2. Strengthening Fiscal Supervision and Regulation
The G20 nations agreed to establish the Financial Stability Board (FSB) by expanding the functions of the Financial Stability Forum (FSF). The FSB will collaborate with the IMF to provide early warning of economic and financial risks and to craft appropriate responses. New oversight measures will be taken on hedge funds and credit rating agencies and tough new principles will enforce pay and compensation levels for corporate executives to emphasize social responsibility of all firms. Action will also be taken against tax havens.
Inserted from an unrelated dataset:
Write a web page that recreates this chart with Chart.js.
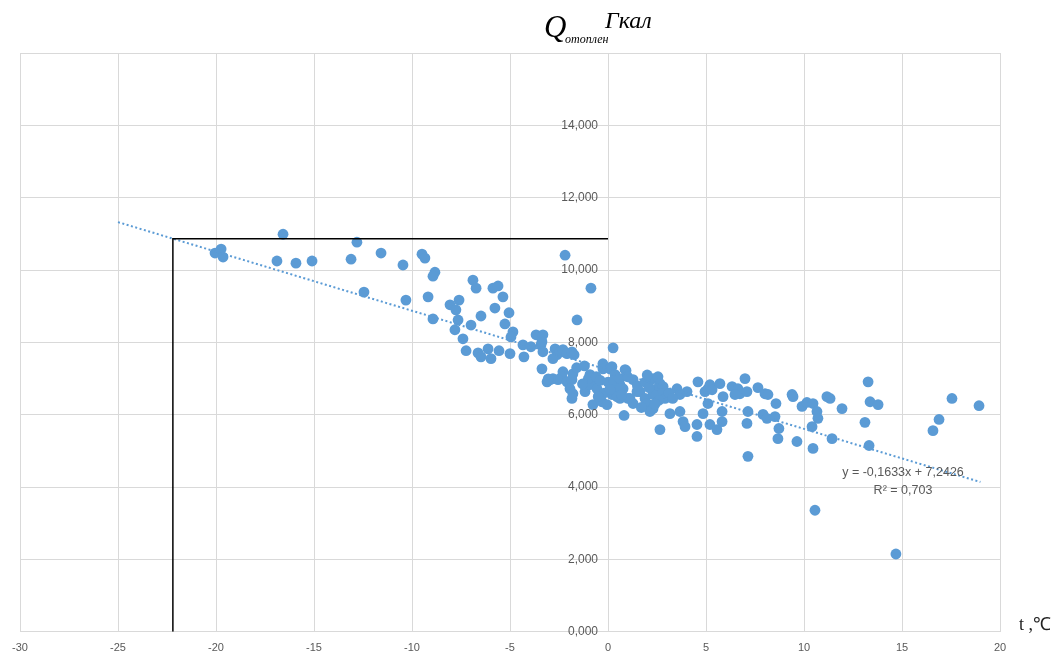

3. Strengthening Global Financial Institutions
The summit agreed to make available a total of $1.1 trillion of resources through global financial institutions, particularly the IMF, to support growth in emerging markets and developing countries. The G20 supported an increase in lending of at least $100 billion by multilateral development banks (MDBs) to low- income countries. The resources available to the IMF will be increased by up to $500 billion to reach $750 billion and a further $250 billion will be injected into the world economy with new Special Drawing Right (SDR) allocations.
Along with substantial increases in financial resources the summit also agreed to strengthen the role of international financial institutions by reforming their mandates, scope and governance as well as ensure greater participation by emerging and developing economies.
4. Resisting Protectionism and Promoting Global Trade and Investment
The G20 reaffirmed its pledge from the first summit that it will refrain from erecting new barriers to investment or trade, extending the ban for a year. The WTO, together with other international bodies, will monitor and report publicly on individual nations` adherence to the pledge on a quarterly basis.
5. Ensuring Fair and Sustainable Recovery for All
The G20 decided to provide $50 billion to support the social safety net, boost trade, and safeguard development in low-income countries. Additional resources from sales of IMF gold will be used to provide $6 billion additional finance for the poorest countries over the next 2 to 3 years. In an effort to overcome the economic crisis and at the same time protect environment, the participating nations agreed to make the best possible use of fiscal stimulus packages to invest in attaining a sustainable “green recovery.”